PROBLEM -> Gather all lines in the entries that include the word "this".

STORED DATA ->
◇ ◇ ◇ ◇ ◇ ◇ ◇
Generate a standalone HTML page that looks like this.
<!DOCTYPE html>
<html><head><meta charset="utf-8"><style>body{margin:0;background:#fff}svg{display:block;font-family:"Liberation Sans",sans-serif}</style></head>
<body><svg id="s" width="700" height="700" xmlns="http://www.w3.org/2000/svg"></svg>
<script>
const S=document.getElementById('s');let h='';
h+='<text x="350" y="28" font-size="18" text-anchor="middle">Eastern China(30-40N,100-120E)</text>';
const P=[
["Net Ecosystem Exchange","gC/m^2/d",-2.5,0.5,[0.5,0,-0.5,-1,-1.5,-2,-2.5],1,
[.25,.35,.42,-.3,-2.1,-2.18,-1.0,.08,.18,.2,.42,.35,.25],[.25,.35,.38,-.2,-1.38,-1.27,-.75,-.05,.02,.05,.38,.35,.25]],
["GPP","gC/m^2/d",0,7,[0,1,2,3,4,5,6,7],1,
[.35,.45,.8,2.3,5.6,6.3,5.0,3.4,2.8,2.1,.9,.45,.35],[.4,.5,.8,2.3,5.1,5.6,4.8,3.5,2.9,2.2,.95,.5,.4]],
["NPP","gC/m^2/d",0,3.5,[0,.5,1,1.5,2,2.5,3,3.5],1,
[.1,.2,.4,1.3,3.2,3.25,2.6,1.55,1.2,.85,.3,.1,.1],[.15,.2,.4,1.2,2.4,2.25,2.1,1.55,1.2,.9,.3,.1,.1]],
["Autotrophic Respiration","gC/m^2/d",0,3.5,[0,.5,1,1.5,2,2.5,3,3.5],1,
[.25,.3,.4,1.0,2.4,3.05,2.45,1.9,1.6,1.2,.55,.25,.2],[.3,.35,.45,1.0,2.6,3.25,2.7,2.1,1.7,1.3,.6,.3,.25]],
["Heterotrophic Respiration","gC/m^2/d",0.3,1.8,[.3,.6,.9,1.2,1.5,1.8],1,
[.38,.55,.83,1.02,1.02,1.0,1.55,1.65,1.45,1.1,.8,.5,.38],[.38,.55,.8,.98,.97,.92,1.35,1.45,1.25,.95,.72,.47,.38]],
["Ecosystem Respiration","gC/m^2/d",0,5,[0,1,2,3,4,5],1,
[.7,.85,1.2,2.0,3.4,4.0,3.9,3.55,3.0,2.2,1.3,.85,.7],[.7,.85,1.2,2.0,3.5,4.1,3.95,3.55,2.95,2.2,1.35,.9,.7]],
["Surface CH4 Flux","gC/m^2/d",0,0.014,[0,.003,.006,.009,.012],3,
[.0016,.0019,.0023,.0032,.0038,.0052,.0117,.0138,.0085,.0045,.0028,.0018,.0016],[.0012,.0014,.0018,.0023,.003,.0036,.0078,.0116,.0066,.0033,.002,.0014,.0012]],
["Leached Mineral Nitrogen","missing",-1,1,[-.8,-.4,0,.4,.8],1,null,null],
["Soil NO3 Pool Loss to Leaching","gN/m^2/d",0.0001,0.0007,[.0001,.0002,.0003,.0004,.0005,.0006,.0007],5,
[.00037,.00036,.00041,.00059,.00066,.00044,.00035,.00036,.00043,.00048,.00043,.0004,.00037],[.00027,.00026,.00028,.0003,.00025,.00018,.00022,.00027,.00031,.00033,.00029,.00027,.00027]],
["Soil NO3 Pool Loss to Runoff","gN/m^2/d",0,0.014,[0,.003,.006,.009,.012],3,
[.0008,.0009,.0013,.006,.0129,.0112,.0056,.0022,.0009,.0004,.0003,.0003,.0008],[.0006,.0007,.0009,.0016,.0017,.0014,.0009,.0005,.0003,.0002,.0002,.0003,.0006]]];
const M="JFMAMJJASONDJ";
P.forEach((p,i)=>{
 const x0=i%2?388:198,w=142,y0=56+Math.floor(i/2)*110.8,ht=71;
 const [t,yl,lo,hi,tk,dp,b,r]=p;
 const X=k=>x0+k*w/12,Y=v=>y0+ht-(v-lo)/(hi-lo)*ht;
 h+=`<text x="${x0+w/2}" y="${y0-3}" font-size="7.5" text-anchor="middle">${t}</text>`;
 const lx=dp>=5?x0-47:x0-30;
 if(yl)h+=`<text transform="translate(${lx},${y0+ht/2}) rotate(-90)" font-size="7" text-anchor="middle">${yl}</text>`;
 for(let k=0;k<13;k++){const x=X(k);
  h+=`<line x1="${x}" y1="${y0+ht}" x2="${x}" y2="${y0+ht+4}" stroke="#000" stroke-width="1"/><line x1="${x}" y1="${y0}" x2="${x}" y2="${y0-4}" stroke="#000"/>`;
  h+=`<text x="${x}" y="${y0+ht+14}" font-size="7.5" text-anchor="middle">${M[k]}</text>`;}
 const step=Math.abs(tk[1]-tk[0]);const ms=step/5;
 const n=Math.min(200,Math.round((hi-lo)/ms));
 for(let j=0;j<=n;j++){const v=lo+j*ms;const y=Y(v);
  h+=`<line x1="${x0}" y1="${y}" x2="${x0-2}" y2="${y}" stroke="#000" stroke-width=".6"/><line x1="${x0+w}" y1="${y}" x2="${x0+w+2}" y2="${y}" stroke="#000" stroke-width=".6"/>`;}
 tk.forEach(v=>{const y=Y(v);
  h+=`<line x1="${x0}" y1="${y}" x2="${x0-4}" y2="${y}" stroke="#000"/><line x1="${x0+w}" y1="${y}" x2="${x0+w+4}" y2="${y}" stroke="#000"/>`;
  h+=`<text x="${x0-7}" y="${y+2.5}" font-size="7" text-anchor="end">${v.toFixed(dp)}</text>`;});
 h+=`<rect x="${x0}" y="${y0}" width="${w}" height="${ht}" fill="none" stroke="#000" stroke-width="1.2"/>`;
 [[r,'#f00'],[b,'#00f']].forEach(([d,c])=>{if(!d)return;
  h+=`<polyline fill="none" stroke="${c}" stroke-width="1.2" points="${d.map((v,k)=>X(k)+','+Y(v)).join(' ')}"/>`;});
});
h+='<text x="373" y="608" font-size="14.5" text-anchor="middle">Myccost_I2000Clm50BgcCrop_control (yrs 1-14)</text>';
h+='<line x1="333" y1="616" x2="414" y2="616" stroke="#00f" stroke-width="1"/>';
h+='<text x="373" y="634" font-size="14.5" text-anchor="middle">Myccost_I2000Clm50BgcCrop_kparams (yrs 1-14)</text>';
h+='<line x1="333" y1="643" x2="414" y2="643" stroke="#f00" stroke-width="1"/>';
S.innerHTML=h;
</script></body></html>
◇ ◇ ◇ ◇ ◇ ◇ ◇
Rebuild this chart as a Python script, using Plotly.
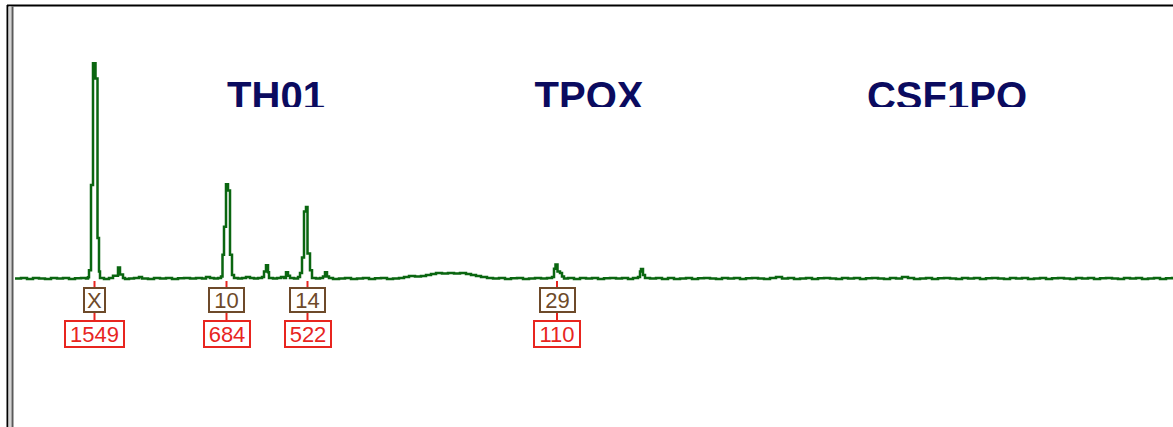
◇ ◇ ◇ ◇ ◇ ◇ ◇
WORKED SOLUTION ->
Generate a standalone HTML page that looks like this.
Rebuild this chart as a Python script, using Plotly.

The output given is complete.